== Dataset section ==
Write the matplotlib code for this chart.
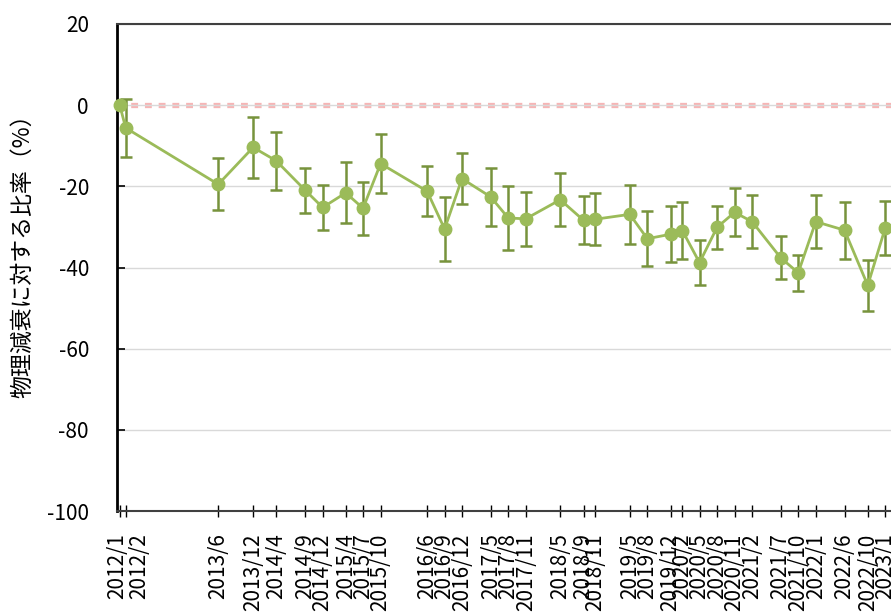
import numpy as np
import pandas as pd
import matplotlib
matplotlib.use('Agg')
import matplotlib.pyplot as plt
import matplotlib.transforms as mtrans

plt.rcParams['font.family'] = ['Noto Sans CJK JP', 'DejaVu Sans']
plt.rcParams['axes.unicode_minus'] = False

# 調査時期 (年/月)
dates = ['2012/1', '2012/2', '2013/6', '2013/12', '2014/4', '2014/9', '2014/12',
         '2015/4', '2015/7', '2015/10', '2016/6', '2016/9', '2016/12',
         '2017/5', '2017/8', '2017/11', '2018/5', '2018/9', '2018/11',
         '2019/5', '2019/8', '2019/12', '2020/2', '2020/5', '2020/8', '2020/11',
         '2021/2', '2021/7', '2021/10', '2022/1', '2022/6', '2022/10', '2023/1']
# 物理減衰に対する比率 (%)
ratio = [0.0, -5.6, -19.5, -10.4, -13.7, -21.0, -25.2,
         -21.6, -25.4, -14.4, -21.2, -30.5, -18.1,
         -22.6, -27.8, -28.0, -23.3, -28.4, -28.1,
         -26.9, -32.9, -31.8, -30.9, -38.8, -30.1, -26.4,
         -28.7, -37.6, -41.3, -28.7, -30.8, -44.4, -30.2]
# 誤差 (±)
err = [0.0, 7.2, 6.4, 7.6, 7.2, 5.6, 5.5,
       7.5, 6.5, 7.3, 6.1, 7.8, 6.3,
       7.1, 7.8, 6.7, 6.5, 5.9, 6.4,
       7.3, 6.8, 6.9, 7.0, 5.5, 5.3, 5.9,
       6.6, 5.3, 4.4, 6.6, 7.0, 6.3, 6.7]

x = pd.to_datetime(dates, format='%Y/%m')
y = np.array(ratio)
e = np.array(err)

fig = plt.figure(figsize=(8.91, 6.15), dpi=100)
ax = fig.add_axes([0.131, 0.169, 0.869, 0.792])

ax.grid(axis='y', color='#d9d9d9', linewidth=1.0, zorder=0)
ax.axhline(0, color='#f5a8a8', linewidth=3.8, linestyle=(0, (1.3, 1.3)),
           alpha=0.85, zorder=1)

ax.errorbar(x[1:], y[1:], yerr=e[1:], fmt='none', ecolor='#77933c',
            elinewidth=1.8, capsize=4.5, capthick=1.8, zorder=2)
ax.plot(x, y, '-o', color='#9bbb59', linewidth=2.0, markersize=9,
        zorder=3, clip_on=False)

ax.set_ylim(-100, 20)
ax.set_yticks(range(-100, 21, 20))
ax.set_xlim(pd.Timestamp('2011-12-16'), pd.Timestamp('2023-01-31'))
ax.set_xticks(x)
ax.set_xticklabels(dates, rotation=90)
ax.xaxis.set_minor_locator(plt.NullLocator())

ax.tick_params(axis='y', direction='in', length=6, width=1.2, pad=20,
               labelsize=15)
ax.tick_params(axis='x', direction='inout', length=8, width=1.0, pad=12,
               labelsize=15)

# 2012/1 と 2012/2 のラベルをずらす
labels = ax.get_xticklabels()
labels[0].set_transform(labels[0].get_transform() +
                        mtrans.ScaledTranslation(-2 / 72, 0, fig.dpi_scale_trans))
labels[1].set_transform(labels[1].get_transform() +
                        mtrans.ScaledTranslation(10 / 72, 0, fig.dpi_scale_trans))

ax.spines['left'].set_linewidth(2.0)
ax.spines['left'].set_color('black')
ax.spines['bottom'].set_color('#404040')
ax.spines['bottom'].set_linewidth(1.5)
ax.spines['top'].set_color('#404040')
ax.spines['top'].set_linewidth(1.5)
ax.spines['right'].set_visible(False)

ax.set_ylabel('物理減衰に対する比率（%）', fontsize=16.5)
ax.yaxis.set_label_coords(-0.107, 0.535)

fig.savefig('out.png', dpi=100)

== Stated goal ==
State only how many lines in the material include "matplotlib".

== Exercise answer ==
5